Braking often feels better whilst using the drops. You can exert much great leverage on the lever compared to when your hands are on the hoods. Conversely that’s also something to just be aware of when travelling at speed on a descent. The difference in braking modulation may catch out a rider who isn’t used to it.

Other benefits include improved comfort and reduced fatigue from having another position to ride in. Instead of being permanently on the hoods, it’s good to move your hands around, particularly on long rides. Feeling more comfortable and reducing chances of getting the cyclist’s palsy (numb hands) are always good things.

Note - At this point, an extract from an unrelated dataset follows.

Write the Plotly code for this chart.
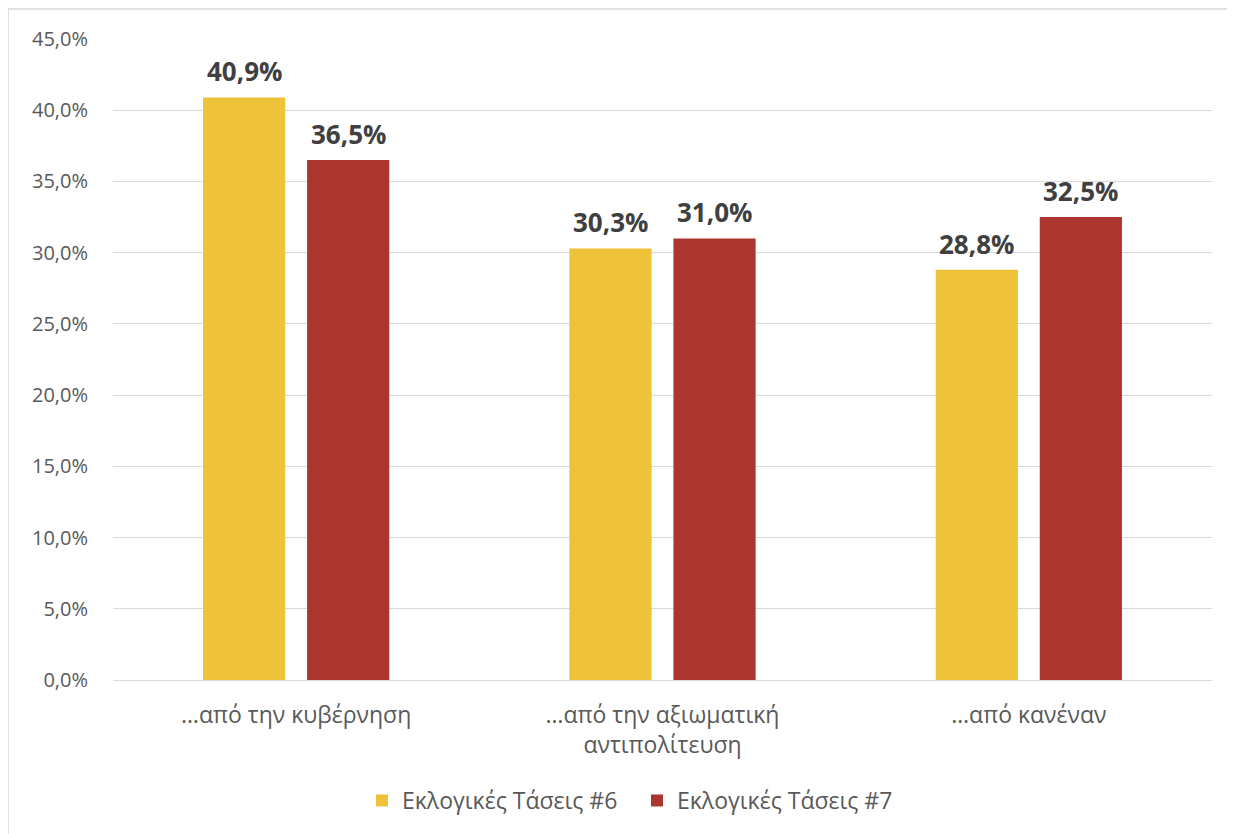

Michal Kwiatkowski in the drops during the 2018 Tour de France

Starting to Ride on the Drops

The drops can feel quite unusual to ride in for those who haven’t used them regularly. Even getting down into them takes a little bit of adjustment and timing. It’s best to do it on a quiet, straight stretch of road and get used to the change in balance as you do so.

Starting with your hands on the hoods, move each hand down to the drops individually. Making sure your hands end up in the curve and your fingertips can reach the brake lever. When this feels comfortable, move your hands back up to the hoods, one by one, and familiarise yourself to that motion. It’s important to move the hands one at a time so that you’ve always good a firm grip on the bars in case of a pot hole or sudden gust of crosswind.

The more often you repeat this process, the more confident you’ll become in moving your hands between positions. You’ll also find the longer you ride on the drops, the more comfortable becomes. Your body adapts to the more aggressive position and makes it easier for you.